**Directive:**
Reproduce from the records below, with no pictures, exactly the lines between the one containing "Write a LaTeX" and the one containing "(0,0) rectangle (696,520);", inclusive.

**Material shown:**
-=-=-=-=-
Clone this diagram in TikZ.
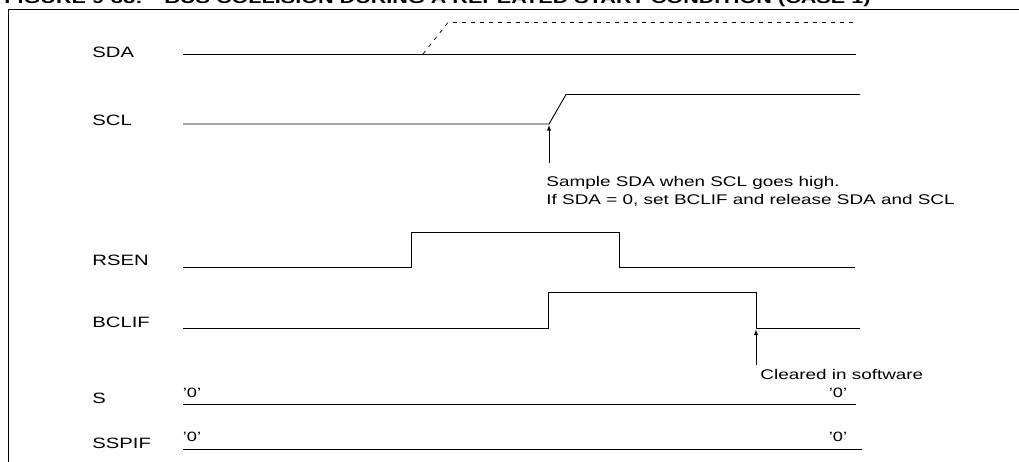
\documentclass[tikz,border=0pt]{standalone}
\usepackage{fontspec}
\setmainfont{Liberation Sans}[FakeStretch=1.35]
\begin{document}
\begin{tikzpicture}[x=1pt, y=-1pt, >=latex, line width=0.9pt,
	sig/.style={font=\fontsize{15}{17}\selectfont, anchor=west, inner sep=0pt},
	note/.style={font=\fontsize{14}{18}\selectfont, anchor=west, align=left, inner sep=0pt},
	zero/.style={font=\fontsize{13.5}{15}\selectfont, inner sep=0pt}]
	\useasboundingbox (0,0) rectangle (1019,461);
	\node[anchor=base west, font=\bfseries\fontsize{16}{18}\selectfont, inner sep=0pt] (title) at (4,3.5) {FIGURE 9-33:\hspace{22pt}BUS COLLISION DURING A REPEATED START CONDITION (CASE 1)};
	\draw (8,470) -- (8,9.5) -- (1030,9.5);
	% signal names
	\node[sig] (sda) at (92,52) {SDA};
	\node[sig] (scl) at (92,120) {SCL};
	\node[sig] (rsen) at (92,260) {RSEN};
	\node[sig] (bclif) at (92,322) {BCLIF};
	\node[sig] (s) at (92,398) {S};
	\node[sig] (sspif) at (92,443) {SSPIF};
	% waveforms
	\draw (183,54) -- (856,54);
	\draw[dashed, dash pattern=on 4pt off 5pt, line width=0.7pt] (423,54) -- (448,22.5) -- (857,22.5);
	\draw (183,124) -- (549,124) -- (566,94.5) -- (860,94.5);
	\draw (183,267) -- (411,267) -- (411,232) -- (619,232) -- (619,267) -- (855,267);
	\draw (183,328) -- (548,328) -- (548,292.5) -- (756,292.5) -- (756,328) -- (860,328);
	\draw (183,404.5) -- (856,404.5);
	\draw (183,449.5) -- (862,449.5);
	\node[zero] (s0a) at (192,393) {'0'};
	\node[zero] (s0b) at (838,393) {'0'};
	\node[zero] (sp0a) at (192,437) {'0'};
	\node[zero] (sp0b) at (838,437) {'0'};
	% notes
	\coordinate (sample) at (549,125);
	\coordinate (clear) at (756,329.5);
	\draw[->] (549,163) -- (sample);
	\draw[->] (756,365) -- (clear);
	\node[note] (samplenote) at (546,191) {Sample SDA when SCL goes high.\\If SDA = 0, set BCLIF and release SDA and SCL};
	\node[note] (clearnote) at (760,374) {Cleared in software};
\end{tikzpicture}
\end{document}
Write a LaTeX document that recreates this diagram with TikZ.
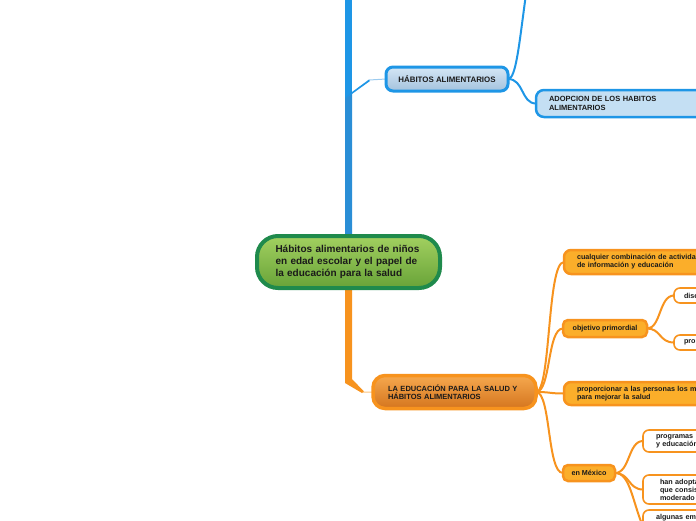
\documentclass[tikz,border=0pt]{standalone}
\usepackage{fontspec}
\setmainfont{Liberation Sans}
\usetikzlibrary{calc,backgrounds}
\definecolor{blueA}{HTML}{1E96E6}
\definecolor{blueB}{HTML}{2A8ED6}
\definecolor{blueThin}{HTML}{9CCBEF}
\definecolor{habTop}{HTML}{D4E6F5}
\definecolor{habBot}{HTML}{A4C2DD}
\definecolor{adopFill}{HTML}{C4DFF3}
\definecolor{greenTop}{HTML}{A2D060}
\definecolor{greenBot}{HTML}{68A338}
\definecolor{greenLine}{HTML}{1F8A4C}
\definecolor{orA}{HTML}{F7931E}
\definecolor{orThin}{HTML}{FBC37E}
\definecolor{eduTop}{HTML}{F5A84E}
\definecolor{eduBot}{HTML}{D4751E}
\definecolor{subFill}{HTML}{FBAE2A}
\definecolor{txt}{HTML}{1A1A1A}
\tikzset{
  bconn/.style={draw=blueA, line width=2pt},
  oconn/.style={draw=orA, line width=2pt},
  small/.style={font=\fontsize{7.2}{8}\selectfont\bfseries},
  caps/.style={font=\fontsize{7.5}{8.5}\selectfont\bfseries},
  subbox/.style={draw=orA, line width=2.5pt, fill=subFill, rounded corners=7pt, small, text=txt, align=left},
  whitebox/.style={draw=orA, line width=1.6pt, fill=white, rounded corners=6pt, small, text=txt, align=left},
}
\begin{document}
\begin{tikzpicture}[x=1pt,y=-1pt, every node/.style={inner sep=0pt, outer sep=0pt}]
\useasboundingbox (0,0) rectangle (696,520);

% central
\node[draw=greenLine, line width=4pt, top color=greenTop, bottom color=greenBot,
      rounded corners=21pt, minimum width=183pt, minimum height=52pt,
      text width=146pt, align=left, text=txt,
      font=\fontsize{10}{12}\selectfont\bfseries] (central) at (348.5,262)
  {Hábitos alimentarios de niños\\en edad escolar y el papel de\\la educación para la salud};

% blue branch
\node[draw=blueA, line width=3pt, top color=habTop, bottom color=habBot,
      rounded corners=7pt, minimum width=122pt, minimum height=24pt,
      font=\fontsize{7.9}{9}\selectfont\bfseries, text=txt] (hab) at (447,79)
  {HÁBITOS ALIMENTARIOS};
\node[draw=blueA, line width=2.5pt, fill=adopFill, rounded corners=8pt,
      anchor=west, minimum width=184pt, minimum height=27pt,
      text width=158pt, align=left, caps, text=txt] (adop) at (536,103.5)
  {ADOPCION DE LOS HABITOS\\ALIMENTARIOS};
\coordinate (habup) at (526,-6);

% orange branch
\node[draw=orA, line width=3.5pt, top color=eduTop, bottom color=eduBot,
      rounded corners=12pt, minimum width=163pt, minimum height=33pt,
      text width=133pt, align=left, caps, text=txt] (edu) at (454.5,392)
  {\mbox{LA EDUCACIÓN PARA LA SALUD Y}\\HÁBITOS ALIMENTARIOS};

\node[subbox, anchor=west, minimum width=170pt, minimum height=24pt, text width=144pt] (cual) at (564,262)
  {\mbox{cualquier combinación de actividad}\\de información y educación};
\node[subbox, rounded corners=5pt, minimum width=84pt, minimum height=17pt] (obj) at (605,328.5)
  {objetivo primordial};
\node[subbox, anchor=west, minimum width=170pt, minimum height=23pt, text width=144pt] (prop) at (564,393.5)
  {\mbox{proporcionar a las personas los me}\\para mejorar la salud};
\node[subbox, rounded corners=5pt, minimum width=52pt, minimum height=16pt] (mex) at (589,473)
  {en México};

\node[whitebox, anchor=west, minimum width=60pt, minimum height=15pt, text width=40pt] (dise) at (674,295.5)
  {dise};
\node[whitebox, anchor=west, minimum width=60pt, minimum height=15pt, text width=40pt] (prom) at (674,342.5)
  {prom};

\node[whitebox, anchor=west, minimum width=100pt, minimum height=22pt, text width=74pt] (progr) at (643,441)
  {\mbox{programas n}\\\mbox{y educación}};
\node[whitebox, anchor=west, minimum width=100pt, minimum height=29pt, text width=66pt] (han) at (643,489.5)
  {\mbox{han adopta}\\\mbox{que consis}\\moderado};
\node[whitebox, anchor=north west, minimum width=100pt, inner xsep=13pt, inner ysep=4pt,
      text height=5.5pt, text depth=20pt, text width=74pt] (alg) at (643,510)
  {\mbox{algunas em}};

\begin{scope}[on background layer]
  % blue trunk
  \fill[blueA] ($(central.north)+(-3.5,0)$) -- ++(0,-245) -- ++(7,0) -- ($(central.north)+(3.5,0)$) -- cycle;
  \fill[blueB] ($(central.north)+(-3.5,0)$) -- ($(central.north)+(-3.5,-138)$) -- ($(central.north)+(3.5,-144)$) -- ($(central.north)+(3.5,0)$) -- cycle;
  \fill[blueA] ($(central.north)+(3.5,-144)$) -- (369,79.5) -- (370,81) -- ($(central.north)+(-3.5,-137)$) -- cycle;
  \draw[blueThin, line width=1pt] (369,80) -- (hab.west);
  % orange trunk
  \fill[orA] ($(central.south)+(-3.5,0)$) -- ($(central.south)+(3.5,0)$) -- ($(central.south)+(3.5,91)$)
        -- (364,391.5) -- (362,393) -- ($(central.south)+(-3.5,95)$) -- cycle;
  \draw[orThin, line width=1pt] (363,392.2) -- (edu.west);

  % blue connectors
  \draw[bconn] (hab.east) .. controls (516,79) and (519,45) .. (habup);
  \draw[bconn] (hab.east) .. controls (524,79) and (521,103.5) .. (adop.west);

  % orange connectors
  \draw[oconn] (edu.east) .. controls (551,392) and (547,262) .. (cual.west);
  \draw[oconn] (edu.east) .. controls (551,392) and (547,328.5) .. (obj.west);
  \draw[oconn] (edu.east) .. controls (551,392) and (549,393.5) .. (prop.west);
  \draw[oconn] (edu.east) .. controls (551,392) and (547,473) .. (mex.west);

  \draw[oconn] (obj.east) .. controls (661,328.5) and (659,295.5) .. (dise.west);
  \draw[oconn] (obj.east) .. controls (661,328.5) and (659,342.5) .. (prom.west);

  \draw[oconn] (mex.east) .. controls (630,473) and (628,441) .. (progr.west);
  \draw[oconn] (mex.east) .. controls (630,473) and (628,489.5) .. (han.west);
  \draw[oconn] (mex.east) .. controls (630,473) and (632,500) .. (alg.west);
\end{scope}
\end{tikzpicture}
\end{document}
-=-=-=-=-
**Answer for this exercise:**
Write a LaTeX document that recreates this diagram with TikZ.
\documentclass[tikz,border=0pt]{standalone}
\usepackage{fontspec}
\setmainfont{Liberation Sans}
\usetikzlibrary{calc,backgrounds}
\definecolor{blueA}{HTML}{1E96E6}
\definecolor{blueB}{HTML}{2A8ED6}
\definecolor{blueThin}{HTML}{9CCBEF}
\definecolor{habTop}{HTML}{D4E6F5}
\definecolor{habBot}{HTML}{A4C2DD}
\definecolor{adopFill}{HTML}{C4DFF3}
\definecolor{greenTop}{HTML}{A2D060}
\definecolor{greenBot}{HTML}{68A338}
\definecolor{greenLine}{HTML}{1F8A4C}
\definecolor{orA}{HTML}{F7931E}
\definecolor{orThin}{HTML}{FBC37E}
\definecolor{eduTop}{HTML}{F5A84E}
\definecolor{eduBot}{HTML}{D4751E}
\definecolor{subFill}{HTML}{FBAE2A}
\definecolor{txt}{HTML}{1A1A1A}
\tikzset{
  bconn/.style={draw=blueA, line width=2pt},
  oconn/.style={draw=orA, line width=2pt},
  small/.style={font=\fontsize{7.2}{8}\selectfont\bfseries},
  caps/.style={font=\fontsize{7.5}{8.5}\selectfont\bfseries},
  subbox/.style={draw=orA, line width=2.5pt, fill=subFill, rounded corners=7pt, small, text=txt, align=left},
  whitebox/.style={draw=orA, line width=1.6pt, fill=white, rounded corners=6pt, small, text=txt, align=left},
}
\begin{document}
\begin{tikzpicture}[x=1pt,y=-1pt, every node/.style={inner sep=0pt, outer sep=0pt}]
\useasboundingbox (0,0) rectangle (696,520);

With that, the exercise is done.